**Do this:**
Which lines in the material below contain the word "matplotlib"? Copy each of them.

#####

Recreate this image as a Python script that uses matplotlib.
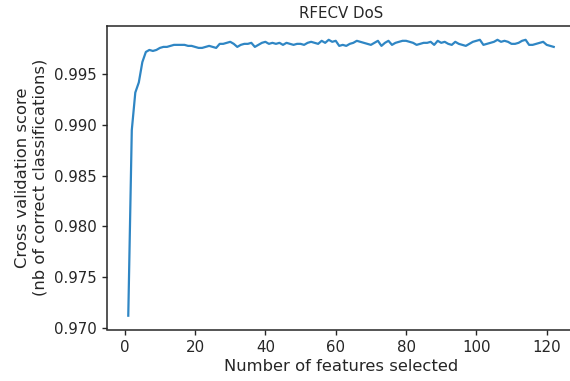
import matplotlib
matplotlib.use("Agg")
import matplotlib.pyplot as plt

# number of selected features
n_features = list(range(1, 123))

# cross validation score
scores = [
  0.9712, 0.9895, 0.9932, 0.9942, 0.9962, 0.9972, 0.9974, 0.9973, 0.9974, 0.9976,
  0.9977, 0.9977, 0.9978, 0.9979, 0.9979, 0.9979, 0.9979, 0.9978, 0.9978, 0.9977,
  0.9976, 0.9976, 0.9977, 0.9978, 0.9977, 0.9976, 0.9980, 0.9980, 0.9981, 0.9982,
  0.9980, 0.9977, 0.9979, 0.9980, 0.9980, 0.9981, 0.9977, 0.9979, 0.9981, 0.9982,
  0.9980, 0.9981, 0.9980, 0.9981, 0.9979, 0.9981, 0.9980, 0.9979, 0.9980, 0.9980,
  0.9979, 0.9981, 0.9982, 0.9981, 0.9980, 0.9983, 0.9981, 0.9984, 0.9982, 0.9983,
  0.9978, 0.9979, 0.9978, 0.9980, 0.9981, 0.9983, 0.9982, 0.9981, 0.9980, 0.9979,
  0.9981, 0.9983, 0.9978, 0.9981, 0.9983, 0.9979, 0.9981, 0.9982, 0.9983, 0.9983,
  0.9982, 0.9981, 0.9979, 0.9980, 0.9981, 0.9981, 0.9982, 0.9979, 0.9983, 0.9981,
  0.9982, 0.9980, 0.9979, 0.9982, 0.9980, 0.9979, 0.9978, 0.9980, 0.9982, 0.9983,
  0.9984, 0.9979, 0.9980, 0.9981, 0.9982, 0.9984, 0.9982, 0.9983, 0.9982, 0.9980,
  0.9980, 0.9981, 0.9983, 0.9984, 0.9979, 0.9979, 0.9980, 0.9981, 0.9982, 0.9979,
  0.9978, 0.9977,
]

title = "RFECV DoS"
x_label = "Number of features selected"
y_label = "Cross validation score\n(nb of correct classifications)"

text_color = "#262626"
fs = 10.8
label_fs = 11.8

fig = plt.figure(figsize=(5.7, 3.81), dpi=100)
# axes runs past the right edge, like the cropped screenshot
ax = fig.add_axes([107 / 570, 51.5 / 381, 468 / 570, 303.5 / 381])

ax.plot(n_features, scores, color="#2f86c4", linewidth=1.6)

ax.set_title(title, fontsize=fs, color=text_color, pad=6)
ax.set_xlabel(x_label, fontsize=label_fs, color=text_color, labelpad=3)
ax.set_ylabel(y_label, fontsize=label_fs, color=text_color, labelpad=5)

ax.set_xticks([0, 20, 40, 60, 80, 100, 120])
ax.set_yticks([0.970, 0.975, 0.980, 0.985, 0.990, 0.995])
ax.tick_params(labelsize=fs, colors=text_color, length=3.8, width=1.0)
ax.yaxis.set_major_formatter(matplotlib.ticker.FormatStrFormatter("%.3f"))

for sp in ax.spines.values():
  sp.set_color(text_color)
  sp.set_linewidth(1.1)

fig.savefig("out.png", dpi=100)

#####

**Complete response:**
Recreate this image as a Python script that uses matplotlib.
import matplotlib
matplotlib.use("Agg")
import matplotlib.pyplot as plt
ax.yaxis.set_major_formatter(matplotlib.ticker.FormatStrFormatter("%.3f"))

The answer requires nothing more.